2011/09/15

直径40センチの柱でジャンボ機10機分が支えられる!/大成建設が世界初の300N級コンクリートを実用化

現場に設置された柱
 大成建設が、世界初で初めて圧縮強度1平方mm当たり300ニュートン(N)級のコンクリートを実用化した。東京都千代田区の複合ビルの柱に、この超高強度コンクリートでつくった柱を取り付けた。
 一般的なRC造の建物に使われるのは、だいたい18Nくらいのコンクリートが使われるが、今回のコンクリートは約16倍の強度を持っている。このコンクリートがどのくらい堅いかというと、直径40cmのほっそりとした円柱1本で、燃料や乗客を乗せたジャンボジェット機10機分にも相当する3600tの荷重を支えることができる。

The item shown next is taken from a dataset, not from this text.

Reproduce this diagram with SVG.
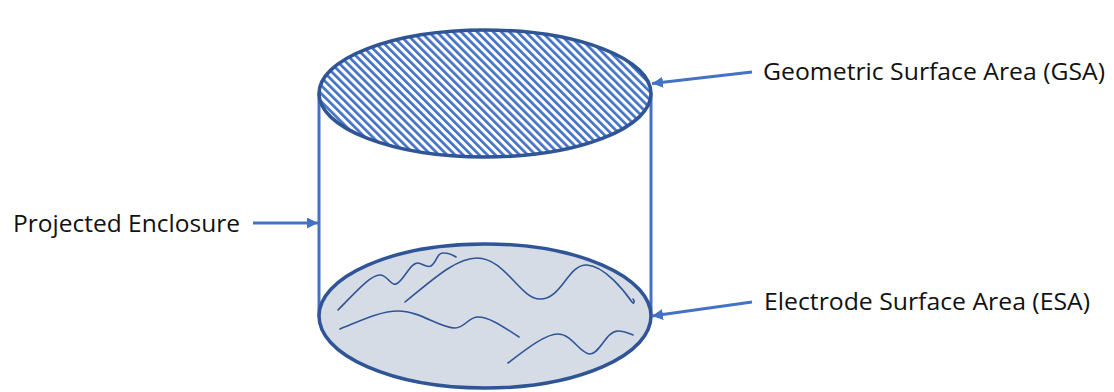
<svg xmlns="http://www.w3.org/2000/svg" width="1114" height="392" viewBox="0 0 1114 392">
<style>
.lbl{font-family:"Open Sans","Noto Sans",sans-serif;font-size:24px;fill:#111}
.side{stroke:#4472c4;stroke-width:3;fill:none}
.rim{stroke:#2f5597;stroke-width:3.5}
.wave{stroke:#2f5597;stroke-width:1.6;fill:none;stroke-linecap:round}
.conn{stroke:#4472c4;stroke-width:3;fill:none}
</style>
<defs>
<pattern id="hatch" width="5.7" height="10" patternUnits="userSpaceOnUse" patternTransform="rotate(-45)">
<rect width="5.7" height="10" fill="#ffffff"/>
<rect width="2.7" height="10" fill="#4472c4"/>
</pattern>
<marker id="arr" markerUnits="userSpaceOnUse" markerWidth="12" markerHeight="11" refX="11" refY="5.5" orient="auto">
<path d="M0,0 L11,5.5 L0,11 z" fill="#4472c4"/>
</marker>
</defs>
<rect width="1114" height="392" fill="#ffffff"/>
<g id="enclosure">
<line class="side" x1="319" y1="93" x2="319" y2="316"/>
<line class="side" x1="651" y1="93" x2="651" y2="316"/>
</g>
<g id="gsa-surface">
<ellipse class="rim" cx="485" cy="93.5" rx="166" ry="63.5" fill="url(#hatch)"/>
</g>
<g id="esa-surface">
<ellipse class="rim" cx="485" cy="316" rx="166" ry="72" fill="#d6dce5"/>
<path class="wave" d="M338,310 C355,293 370,275 380,275 C388,275 390,286 396,284 C404,281 410,262 418,263 C424,264 426,268 431,266 C437,262 437,252 444,253 C450,253 453,255 456,257"/>
<path class="wave" d="M405,302 C430,282 455,258 477,258 C505,258 520,299 540,299 C562,299 568,264 587,265 C605,266 625,292 632,302 C634,305 635,301 633,299"/>
<path class="wave" d="M340,329 C360,321 380,311 398,311 C420,311 440,328 455,328 C465,328 468,317 478,317 C490,317 505,328 519,337"/>
<path class="wave" d="M508,363 C525,350 545,334 558,334 C572,334 580,354 590,354 C600,354 606,331 618,331 C625,331 630,334 633,335"/>
</g>
<g id="connectors">
<line class="conn" x1="253" y1="223" x2="318" y2="223" marker-end="url(#arr)"/>
<line class="conn" x1="752" y1="72" x2="652" y2="83.5" marker-end="url(#arr)"/>
<line class="conn" x1="752" y1="302" x2="652" y2="316" marker-end="url(#arr)"/>
</g>
<g id="label-projected">
<text class="lbl" x="13" y="232" textLength="227" lengthAdjust="spacingAndGlyphs">Projected Enclosure</text>
</g>
<g id="label-gsa">
<text class="lbl" x="763" y="80" textLength="342" lengthAdjust="spacingAndGlyphs">Geometric Surface Area (GSA)</text>
</g>
<g id="label-esa">
<text class="lbl" x="764" y="310" textLength="326" lengthAdjust="spacingAndGlyphs">Electrode Surface Area (ESA)</text>
</g>
</svg>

 これだけ強いコンクリートを使うのは、柱をスリム化して、開放的な空間がつくれたり、構造の安全性も高めることができるからだ。
 このコンクリートは、「大成スーパーコンクリート」と呼ばれ、特殊な結合材、200度の高温養生方法、耐火対策などの技術を組み合わせて開発された。特殊結合材には体積の4割以上に産業副産物を使い、環境にも優しい。良好な流動性などの施工性、耐久性、耐火性に優れている。
 使われた建物は、大成建設、ヒューリック、安田不動産、昭栄、有楽土地の5社が出資する駿河台開発特定目的会社が建設する『御茶ノ水ソラシティ』。6月から同社の千葉PC工場で製造し、現場への取り付け工事を始めた。
 大成建設建築本部の松井達彦技術部長は「いままでに150Nまでのコンクリートを1600m3以上も施工してきた。今回、300N級を世界で初めて実物件に適用でき、これからも安全・安心、環境に配慮した技術の開発に取り組んでいきたい」と意気込みを話している。
 『御茶ノ水ソラシティ』は、設計施工が大成建設、工事監理を久米設計が担当。規模はS・SRC造地下2階地上23階建て塔屋2層延べ10万2137㎡。2013年3月の竣工を予定している。